Why all this about Aleppo and Jeremiah? Jeremiah points out that Judaism of his time had become a religion of THINGS or religious items instead of God. We  need to know the significance of the bible being history, not a religious manuscript.

Judeans and the priestly Levites also hide behind the Laws of Moses but only when they are to their advantage. Jeremiah points this out in a backhanded way in Jeremiah 8:8 & 9. Again, the Israeli’s, in particular those of Judah (Jews), hide behind the teachings and laws of ‘the Lord’ rather than worshiping the God who created them.

Jeremiah 8:13 needs explanation. It reads as if God will wipe out the people of Israel and Judah. The translated Hebrew words “wipe out” are sûph in the Hebrew. It means to “snatch away” and be placed elsewhere but not as a country or kingdom. That reuniting of both the Northern Kingdom of Israel and the Southern Kingdom of Judah will not again happen until Jesus returns to the Mount of Olives. He will call his people from the four corners of the earth to return to Israel under his kingship (see this website: Book of Revelation series).

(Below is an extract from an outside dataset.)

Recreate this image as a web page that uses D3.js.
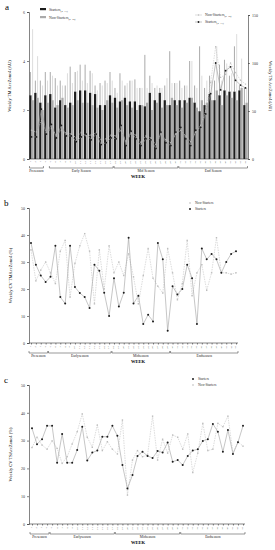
<!DOCTYPE html>
<html>
<head>
<meta charset="utf-8">
<script src="https://cdn.jsdelivr.net/npm/d3@7"></script>
<style>
  body { margin: 0; background: #fff; }
  svg { display: block; font-family: "Liberation Serif", "DejaVu Serif", serif; }
</style>
</head>
<body>
<svg id="chart" width="275" height="550"></svg>
<script>
// ---- data ----
// panel a: weekly TM Acc zone4 (bars, left axis) and TS Acc zone4 (lines, right axis)
var weeksA = d3.range(1, 45);
var tmStarters = [2.6,2.7,2.3,2.6,2.65,2.1,2.4,2.2,2.3,2.75,2.8,2.8,2.7,2.65,2.2,2.2,2.6,2.5,2.35,2.5,2.35,2.35,2.2,2.15,2.7,2.4,2.7,2.4,2.2,2.4,2.4,2.4,2.5,2.3,1.95,2.2,2.65,2.4,2.6,2.8,2.75,2.75,2.8,2.2];
var tmStartersSd = [0.95,0.5,0.9,0.95,0.9,1.2,0.8,0.8,1.47,0.8,1.05,1.05,0.9,0.35,0.9,1.0,0.95,0.4,1.15,0.5,0.85,0.9,0.7,2.1,0.7,0.5,0.2,0.6,2.2,0.7,0.8,0.6,1.5,0.7,2.65,0.7,0.75,0.8,1.25,1.25,0.65,1.85,0.2,0.7];
var tmNonStarters = [2.4,2.5,2.0,2.3,2.4,2.2,2.5,2.1,2.2,2.4,2.3,2.3,2.2,2.1,2.0,2.4,2.3,2.1,2.4,2.2,2.1,2.0,2.2,2.3,2.0,2.3,2.1,2.2,2.5,2.2,2.1,2.3,2.5,2.1,2.4,2.3,2.4,2.8,2.2,2.6,2.5,2.4,2.9,2.3];
var tmNonStartersSd = [2.9,1.7,1.0,0.9,1.0,0.8,0.5,1.4,0.9,1.2,0.9,0.8,1.3,0.7,1.0,0.7,0.9,0.6,0.8,0.9,1.1,0.9,0.7,0.6,1.1,0.7,0.8,1.1,0.6,0.9,0.8,0.7,1.5,0.8,1.0,0.9,0.8,1.8,1.0,1.3,1.0,2.7,1.2,0.6];
var tsStarters = [23,23,52,26,36,22,35,24,24,18,23,26,20,26,15,17,22,21,35,14,29,21,14,21,20,11,28,17,14,28,33,21,14,30,33,47,68,100,72,92,96,82,77,74];
var tsNonStarters = [30,28,40,27,32,25,30,27,26,22,28,24,25,27,20,21,25,24,30,18,27,25,17,24,22,15,26,20,17,26,30,24,18,28,35,50,80,117,85,88,100,90,82,78];

// panel b: weekly CV of TM Acc zone4 (%)
var weeksB = d3.range(1, 44);
var cvTmStarters = [37,29,25,22.6,24.5,36,17,14.6,36,20.7,18.5,17,13,29,26.8,18.6,10,24,13.5,18.6,39,14.6,17.5,7,10.5,8,37,31,4.5,21,18,20,29,24,7,35,31,33,31,26,30,33,34];
var cvTmNonStarters = [34.5,23,27,30,26,22,34,38,17,29.5,36,40.5,34,14.5,34.5,20,36,26,30,25,33,24.5,14.5,25,35,24,21,18.5,35,26,16,22,38,17.5,26,29,19.5,26,39,26,26,25.5,26];

// panel c: weekly CV of TS Acc zone4 (%)
var weeksC = d3.range(1, 44);
var cvTsStarters = [34.4,28.7,30.5,35.3,35.3,22,32.4,22,22,26.6,35,22.8,25.7,26.4,31.4,31.4,35.3,31.7,21.2,12.8,17.6,24.5,26,24.5,23.7,26.3,25.7,29.3,22.4,23,21.2,24.5,26.4,26.9,29.9,30.5,36,33.2,26,33.8,25.2,29.4,35.3];
var cvTsNonStarters = [27.5,31.2,28.4,26.9,29.9,27.2,21.8,24.2,28.8,33.2,39.6,31.2,27.6,35.6,26.4,29.6,26.9,25.2,37.4,10.4,23,26.4,24.2,24.8,38.8,23,30.5,25.5,32,31.2,26.9,32.4,18.5,25.5,36.2,26.4,26.9,36.2,35,38.8,25.5,29.6,28];

var cvTicks = [0, 10, 20, 30, 40, 50];

var seasonsA = [["Preseason", 1, 3], ["Early Season", 5, 17], ["Mid Season", 18, 30], ["End Season", 31, 44]];
var seasonsB = [["Preseason", 1, 4], ["Earlyseason", 5, 17], ["Midseason", 18, 29], ["Endseason", 30, 43]];
var seasonsC = [["Preseason", 1, 4], ["Earlyseason", 5, 17], ["Midseason", 18, 30], ["Endseason", 31, 43]];

var svg = d3.select("#chart");
var dark = "#1c1c1c", grey = "#aaaaaa", lineGrey = "#9a9a9a";

// small helper for the season brackets under the week ticks
function seasons(g, x, list, y, half) {
  list.forEach(function(s) {
    var x0 = x(s[1]) - half, x1 = x(s[2]) + half;
    g.append("path")
      .attr("d", "M" + x0 + "," + (y - 2) + "V" + y + "H" + x1 + "V" + (y - 2))
      .attr("fill", "none").attr("stroke", "#333").attr("stroke-width", 0.5);
    g.append("text")
      .attr("x", (x0 + x1) / 2).attr("y", y + 4)
      .attr("text-anchor", "middle").attr("font-size", 3.6).attr("fill", "#222")
      .text(s[0]);
  });
}

function weekLabels(g, x, weeks, y) {
  g.selectAll(null).data(weeks).enter().append("text")
    .attr("transform", function(d) { return "translate(" + (x(d) + 1) + "," + y + ") rotate(-90)"; })
    .attr("text-anchor", "end").attr("font-size", 2.8).attr("fill", "#555")
    .text(function(d) { return d; });
}

function styleAxis(g) {
  g.selectAll("path, line").attr("stroke", "#333").attr("stroke-width", 0.6);
  g.selectAll("text").attr("font-size", 4).attr("fill", "#333")
    .attr("font-family", "Liberation Serif, serif");
}

// ================= panel a =================
var xA = d3.scaleBand().domain(weeksA).range([29, 248]).paddingInner(0.1).paddingOuter(0.05);
var yA = d3.scaleLinear().domain([0, 6]).range([159, 12]);
var yA2 = d3.scaleLinear().domain([0, 150]).range([159, 15]);
var bw = xA.bandwidth() / 2;

var a = svg.append("g");

// error bars first, bars on top
a.selectAll(null).data(weeksA).enter().append("line")
  .attr("x1", function(d) { return xA(d) + bw / 2; })
  .attr("x2", function(d) { return xA(d) + bw / 2; })
  .attr("y1", function(d, i) { return yA(tmStarters[i]); })
  .attr("y2", function(d, i) { return yA(tmStarters[i] + tmStartersSd[i]); })
  .attr("stroke", "#555").attr("stroke-width", 0.5);
a.selectAll(null).data(weeksA).enter().append("line")
  .attr("x1", function(d) { return xA(d) + bw * 1.5; })
  .attr("x2", function(d) { return xA(d) + bw * 1.5; })
  .attr("y1", function(d, i) { return yA(tmNonStarters[i]); })
  .attr("y2", function(d, i) { return yA(tmNonStarters[i] + tmNonStartersSd[i]); })
  .attr("stroke", "#bbb").attr("stroke-width", 0.5);

a.selectAll(null).data(weeksA).enter().append("rect")
  .attr("x", function(d) { return xA(d); })
  .attr("y", function(d, i) { return yA(tmStarters[i]); })
  .attr("width", bw)
  .attr("height", function(d, i) { return yA(0) - yA(tmStarters[i]); })
  .attr("fill", dark);
a.selectAll(null).data(weeksA).enter().append("rect")
  .attr("x", function(d) { return xA(d) + bw; })
  .attr("y", function(d, i) { return yA(tmNonStarters[i]); })
  .attr("width", bw)
  .attr("height", function(d, i) { return yA(0) - yA(tmNonStarters[i]); })
  .attr("fill", grey);

// TS lines on the right axis
var lineA = function(vals) {
  return d3.line()
    .x(function(d) { return xA(d) + xA.bandwidth() / 2; })
    .y(function(d, i) { return yA2(vals[i]); })(weeksA);
};
a.append("path").attr("d", lineA(tsNonStarters))
  .attr("fill", "none").attr("stroke", "#c8c8c8").attr("stroke-width", 0.6).attr("stroke-dasharray", "1.5,1");
a.selectAll(null).data(weeksA).enter().append("circle")
  .attr("cx", function(d) { return xA(d) + xA.bandwidth() / 2; })
  .attr("cy", function(d, i) { return yA2(tsNonStarters[i]); })
  .attr("r", 0.7).attr("fill", "#bbb");
a.append("path").attr("d", lineA(tsStarters))
  .attr("fill", "none").attr("stroke", lineGrey).attr("stroke-width", 0.6);
a.selectAll(null).data(weeksA).enter().append("circle")
  .attr("cx", function(d) { return xA(d) + xA.bandwidth() / 2; })
  .attr("cy", function(d, i) { return yA2(tsStarters[i]); })
  .attr("r", 0.9).attr("fill", dark);

// axes
a.append("g").attr("transform", "translate(29,0)")
  .call(d3.axisLeft(yA).tickValues([0, 2, 4, 6]).tickSize(2).tickPadding(2).tickFormat(d3.format("d")))
  .call(styleAxis);
a.append("g").attr("transform", "translate(248,0)")
  .call(d3.axisRight(yA2).tickValues([0, 50, 100, 150]).tickSize(2).tickPadding(2))
  .call(styleAxis);
a.append("line").attr("x1", 29).attr("x2", 248).attr("y1", 159).attr("y2", 159)
  .attr("stroke", "#333").attr("stroke-width", 0.6);
weekLabels(a, function(d) { return xA(d) + xA.bandwidth() / 2 - 1; }, weeksA, 161);
seasons(a, function(d) { return xA(d) + xA.bandwidth() / 2; }, seasonsA, 168, 2);
a.append("text").attr("x", 138).attr("y", 178).attr("text-anchor", "middle")
  .attr("font-size", 4.5).attr("font-weight", "bold").text("WEEK");
a.append("text").attr("x", 5).attr("y", 10).attr("font-size", 9).text("a");
a.append("text").attr("transform", "translate(11,86) rotate(-90)").attr("text-anchor", "middle")
  .attr("font-size", 4.5).text("Weekly TM AccZone4 (AU)");
a.append("text").attr("transform", "translate(269,86) rotate(90)").attr("text-anchor", "middle")
  .attr("font-size", 4.5).text("Weekly TS AccZone4 (AU)");

// legends
function legendText(g, x, y, main, sub) {
  var t = g.append("text").attr("x", x).attr("y", y).attr("font-size", 3.8).attr("fill", "#333");
  t.append("tspan").text(main);
  t.append("tspan").attr("font-size", 2.6).attr("dy", 1).text(sub);
}
a.append("rect").attr("x", 40).attr("y", 8).attr("width", 6).attr("height", 2.2).attr("fill", dark);
legendText(a, 49, 10.5, "Starters", "(n=11)");
a.append("rect").attr("x", 40).attr("y", 16).attr("width", 6).attr("height", 2.2).attr("fill", grey);
legendText(a, 49, 18.5, "Non-Starters", "(n=10)");
a.append("line").attr("x1", 195).attr("x2", 202).attr("y1", 15).attr("y2", 15)
  .attr("stroke", "#c8c8c8").attr("stroke-width", 0.6);
a.append("circle").attr("cx", 198.5).attr("cy", 15).attr("r", 0.7).attr("fill", "#bbb");
legendText(a, 205, 16.3, "Non-Starters", "(n=10)");
a.append("line").attr("x1", 195).attr("x2", 202).attr("y1", 22).attr("y2", 22)
  .attr("stroke", lineGrey).attr("stroke-width", 0.6);
a.append("circle").attr("cx", 198.5).attr("cy", 22).attr("r", 0.9).attr("fill", dark);
legendText(a, 205, 23.3, "Starters", "(n=11)");

// ================= panels b and c =================
function cvPanel(opts) {
  var g = svg.append("g");
  var x = d3.scalePoint().domain(opts.weeks).range([opts.x0, opts.x1]);
  var y = d3.scaleLinear().domain([0, 50]).range([opts.yBase, opts.yTop]);

  g.append("g").attr("transform", "translate(29,0)")
    .call(d3.axisLeft(y).tickValues(cvTicks).tickSize(2).tickPadding(2))
    .call(styleAxis);
  g.append("g").attr("transform", "translate(0," + opts.yBase + ")")
    .call(d3.axisBottom(x).tickSize(1.5).tickFormat(""))
    .call(styleAxis)
    .call(function(s) { s.select(".domain").attr("d", "M29,0H" + (opts.x1 + 2)); });

  var mk = function(vals) {
    return d3.line().x(function(d) { return x(d); }).y(function(d, i) { return y(vals[i]); })(opts.weeks);
  };
  g.append("path").attr("d", mk(opts.nonStarters))
    .attr("fill", "none").attr("stroke", "#c4c4c4").attr("stroke-width", 0.6).attr("stroke-dasharray", "1.5,1");
  g.append("path").attr("d", mk(opts.starters))
    .attr("fill", "none").attr("stroke", "#a0a0a0").attr("stroke-width", 0.6);
  g.selectAll(null).data(opts.weeks).enter().append("rect")
    .attr("x", function(d) { return x(d) - 0.7; })
    .attr("y", function(d, i) { return y(opts.nonStarters[i]) - 0.7; })
    .attr("width", 1.4).attr("height", 1.4).attr("fill", "#bdbdbd");
  g.selectAll(null).data(opts.weeks).enter().append("circle")
    .attr("cx", function(d) { return x(d); })
    .attr("cy", function(d, i) { return y(opts.starters[i]); })
    .attr("r", 1).attr("fill", dark);

  weekLabels(g, function(d) { return x(d) - 0.6; }, opts.weeks, opts.yBase + 3);
  seasons(g, x, opts.seasons, opts.yBase + 10, 2);
  g.append("text").attr("x", 138).attr("y", opts.yBase + 20).attr("text-anchor", "middle")
    .attr("font-size", 4.5).attr("font-weight", "bold").text("WEEK");
  g.append("text").attr("x", 4).attr("y", opts.yTop - 2).attr("font-size", 9).text(opts.letter);
  g.append("text").attr("transform", "translate(12," + ((opts.yTop + opts.yBase) / 2) + ") rotate(-90)")
    .attr("text-anchor", "middle").attr("font-size", 4.5).text(opts.title);

  // legend
  opts.legend.forEach(function(l, i) {
    var ly = opts.legendY + i * 6;
    if (l[1] === "s") {
      g.append("circle").attr("cx", opts.legendX).attr("cy", ly).attr("r", 1).attr("fill", dark);
    } else {
      g.append("rect").attr("x", opts.legendX - 0.7).attr("y", ly - 0.7)
        .attr("width", 1.4).attr("height", 1.4).attr("fill", "#bdbdbd");
    }
    g.append("text").attr("x", opts.legendX + 5).attr("y", ly + 1.2)
      .attr("font-size", 3.6).attr("fill", "#333").text(l[0]);
  });
}

cvPanel({
  letter: "b", weeks: weeksB, starters: cvTmStarters, nonStarters: cvTmNonStarters,
  x0: 31, x1: 236, yBase: 343, yTop: 208, seasons: seasonsB,
  title: "Weekly CV TMAccZone4 (%)",
  legendX: 190, legendY: 203, legend: [["Non-Starters", "n"], ["Starters", "s"]]
});
cvPanel({
  letter: "c", weeks: weeksC, starters: cvTsStarters, nonStarters: cvTsNonStarters,
  x0: 32, x1: 243, yBase: 524, yTop: 385, seasons: seasonsC,
  title: "Weekly CV TSAccZone4 (%)",
  legendX: 193, legendY: 379, legend: [["Starters", "s"], ["Non-Starters", "n"]]
});
</script>
</body>
</html>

Once again and in reference to the birds that know to leave when winter is approaching, those of Judah simply say in V14, Let’s run and hide in a fortressed wall of another city. They never consider returning to God and confessing their sins to him. He did promise to not disperse them if they would. THEY NEVER DID! This confession of the sins of Israel happened about 70 years later. Daniel prayed a confessional prayer for his people, all Israel, from captivity in Babylon (Daniel 9).Admission of Guilt - legal concept

Jeremiah 8:17 is another step backward in their history and a parallel prophecy. It says in the CEV: Our enemies (plural as in enemies; so it is more than Babylon alone) have reached the town of Dan in the north, and the snorting of their horses makes us tremble with fear. The enemy will destroy Jerusalem and our entire nation. The northern kingdom by the time of Jeremiah was long dispersed as was this abode of Dan. This is either a reference back 120 years when the Kingdom of Israel still existed or a prediction of Armageddon in a history yet to be played out. This is an Armageddon or Har Megeddo where 200,000,000 troops from all nations gather to invade Jerusalem. (revisit our study on Revelation in the website).

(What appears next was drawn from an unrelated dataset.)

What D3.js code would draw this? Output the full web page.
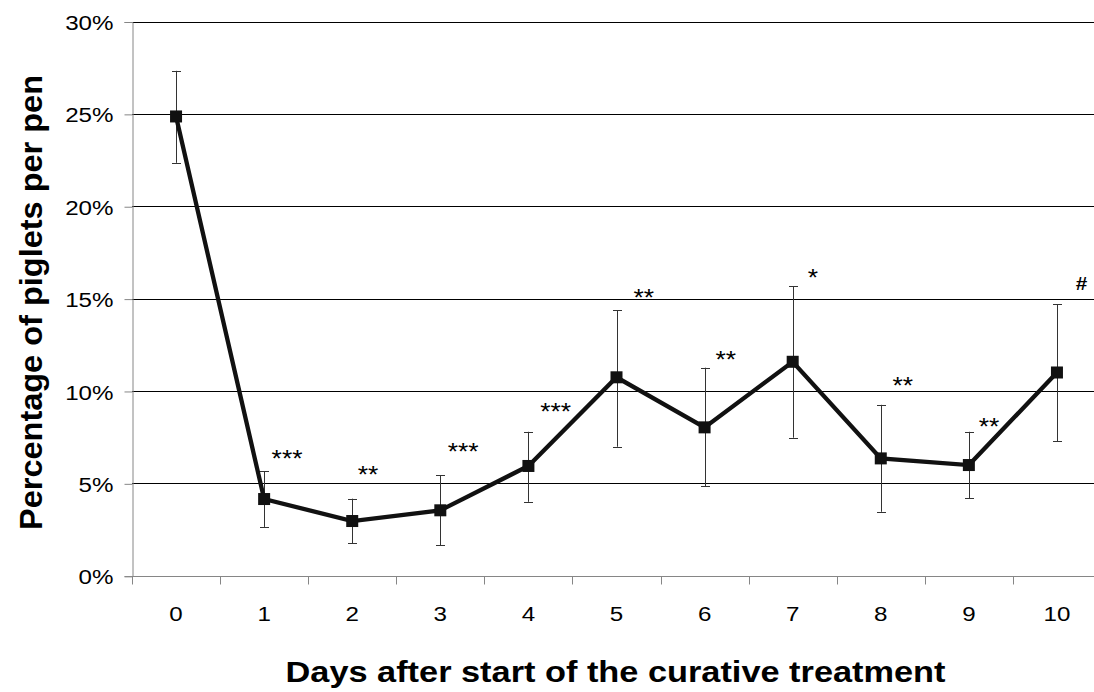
<!DOCTYPE html>
<html>
<head>
<meta charset="utf-8">
<script src="https://cdn.jsdelivr.net/npm/d3@7"></script>
<style>
  body { margin: 0; background: #fff; }
  text { font-family: "Liberation Sans", Arial, sans-serif; fill: #000; }
</style>
</head>
<body>
<div class="chart"></div>
<script>
const width = 1094;
const height = 692;
const stretch = 1.15; // the original picture is a bit wider than tall

// days after treatment start
const days = [0, 1, 2, 3, 4, 5, 6, 7, 8, 9, 10];
// mean % of piglets per pen, and error bar limits
const means = [24.86, 4.15, 2.96, 3.54, 5.94, 10.74, 8.03, 11.58, 6.35, 5.99, 11.0];
const upper = [27.33, 5.65, 4.17, 5.43, 7.79, 14.38, 11.26, 15.68, 9.25, 7.79, 14.69];
const lower = [22.35, 2.64, 1.75, 1.64, 4.0, 6.98, 4.85, 7.47, 3.46, 4.2, 7.27];
// significance marks (label, day position, percent level)
const marks = ['***', '**', '***', '***', '**', '**', '*', '**', '**', '#'];
const markDay = [1.26, 2.18, 3.26, 4.31, 5.31, 6.24, 7.23, 8.25, 9.23, 10.28];
const markLevel = [6.8, 5.94, 7.2, 9.36, 15.51, 12.16, 16.6, 10.77, 8.53, 16.15];
const yTicks = [0, 5, 10, 15, 20, 25, 30];

const svg = d3.select('.chart').append('svg')
    .attr('width', width)
    .attr('height', height);

const x = d3.scaleLinear().domain([-0.5, 10.5]).range([132, 1101]);
const y = d3.scaleLinear().domain([0, 30]).range([575.7, 21.5]);

/* gridlines */
svg.append('g').selectAll('line')
    .data(yTicks.filter(d => d > 0))
    .enter().append('line')
    .attr('x1', x(-0.5)).attr('x2', width)
    .attr('y1', d => Math.round(y(d)) + 0.5).attr('y2', d => Math.round(y(d)) + 0.5)
    .attr('stroke', '#000').attr('stroke-width', 1);

/* y axis */
const yAxis = d3.axisLeft(y).tickValues(yTicks).tickSize(8).tickPadding(10)
    .tickFormat(d => d + '%');
const gy = svg.append('g')
    .attr('transform', `translate(${x(-0.5) + 0.5},0.5)`)
    .call(yAxis);
gy.select('.domain').attr('stroke', '#868686');
gy.selectAll('.tick line').attr('stroke', '#868686');
gy.selectAll('.tick text')
    .style('font-size', '21px')
    .attr('dy', '0.36em')
    .attr('x', -19 / stretch)
    .attr('transform', `scale(${stretch},1)`);

/* x axis */
const gx = svg.append('g')
    .attr('transform', `translate(0,${Math.round(y(0)) + 0.5})`);
gx.append('line')
    .attr('x1', x(-0.5)).attr('x2', width)
    .attr('stroke', '#868686');
gx.selectAll('.xtick')
    .data(d3.range(days.length + 1).map(i => i - 0.5))
    .enter().append('line')
    .attr('x1', d => Math.round(x(d)) + 0.5).attr('x2', d => Math.round(x(d)) + 0.5)
    .attr('y1', 0).attr('y2', 8)
    .attr('stroke', '#868686');
gx.selectAll('.xlabel')
    .data(days)
    .enter().append('text')
    .attr('transform', d => `translate(${x(d)},44) scale(${stretch},1)`)
    .attr('text-anchor', 'middle')
    .style('font-size', '21px')
    .text(d => d);

/* error bars */
const err = svg.append('g').attr('stroke', '#333').attr('stroke-width', 1);
days.forEach((d, i) => {
    const cx = Math.round(x(d)) + 0.5;
    err.append('line').attr('x1', cx).attr('x2', cx)
        .attr('y1', y(upper[i])).attr('y2', y(lower[i]));
    err.append('line').attr('x1', cx - 4.5).attr('x2', cx + 4.5)
        .attr('y1', Math.round(y(upper[i])) + 0.5).attr('y2', Math.round(y(upper[i])) + 0.5);
    err.append('line').attr('x1', cx - 4.5).attr('x2', cx + 4.5)
        .attr('y1', Math.round(y(lower[i])) + 0.5).attr('y2', Math.round(y(lower[i])) + 0.5);
});

/* line + markers */
const line = d3.line().x((d, i) => x(days[i])).y(d => y(d));
svg.append('path')
    .attr('d', line(means))
    .attr('fill', 'none')
    .attr('stroke', '#111')
    .attr('stroke-width', 4.3)
    .attr('stroke-linejoin', 'miter');
svg.append('g').selectAll('rect')
    .data(means)
    .enter().append('rect')
    .attr('x', (d, i) => x(days[i]) - 6)
    .attr('y', d => y(d) - 6)
    .attr('width', 12).attr('height', 12)
    .attr('fill', '#111');

/* significance marks */
svg.append('g').selectAll('text')
    .data(marks)
    .enter().append('text')
    .attr('transform', (d, i) =>
        `translate(${x(markDay[i])},${y(markLevel[i]) + (d === '#' ? 13 : 17)}) scale(${stretch},1)`)
    .attr('text-anchor', 'middle')
    .style('font-size', d => d === '#' ? '18px' : '23px')
    .style('font-weight', d => d === '#' ? 'bold' : 'normal')
    .text(d => d);

/* axis titles */
svg.append('text')
    .attr('x', 615.5).attr('y', 682)
    .attr('text-anchor', 'middle')
    .attr('textLength', 660)
    .attr('lengthAdjust', 'spacingAndGlyphs')
    .style('font-size', '30px').style('font-weight', 'bold')
    .text('Days after start of the curative treatment');
svg.append('text')
    .attr('transform', 'translate(42,302.5) rotate(-90)')
    .attr('text-anchor', 'middle')
    .attr('textLength', 455)
    .attr('lengthAdjust', 'spacingAndGlyphs')
    .style('font-size', '32px').style('font-weight', 'bold')
    .text('Percentage of piglets per pen');
</script>
</body>
</html>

Micah 3:11 puts the wrap in this deserved punishment of Israel and Judah. He writes:

Her leaders judge for a bribe, her priests teach for a price, and her prophets [prophecy] for money. Yet they look for the LORD’s support and say, “Is not the LORD among us? No disaster will come upon us.”

The vipers and snakes mentioned in verse 17 are symbolic of the invading enemy(ies). They will not be charmed or bought off either then or in End Time Armageddon. Neither will negotiation be available. Young’s Literal Translation (YLT) uses the past tense (have been bitten) meaning they are already determined to conquer. The wonderful promise in this parallel prophecy with Revelation 16:12-14, Israel will finally realize Jesus Christ IS THEIR MESSIAH when he destroys these invading armies of the nations. First is the invasion of Babylon; 597 B.C. Then comes the return of Jesus to the Mount of Olives where He proclaims himself as King of kings and the armies of the world gathered in Har Magiddo attack Jerusalem.

CLOSING STUDY NOTE: Jeremiah is not written in a chronological order. This makes it a little bit tougher to sequence events. One might out line this book in a broad way: the early chapters preview what is going to happen. Then the middle chapters and the bulk of them describe in great detail these events and how they will happen. Concluding the Book of Jeremiah is a summary of these same events and the prophesied destruction of Babylon, Egypt, Moabites, Philistines (today’s Palestinians; Jordan), judgment of Edom and the Ammonites (Jordon, Damascus of Syria and Kedar, Hazor, Elam in present day Islamic Iran but in End Time.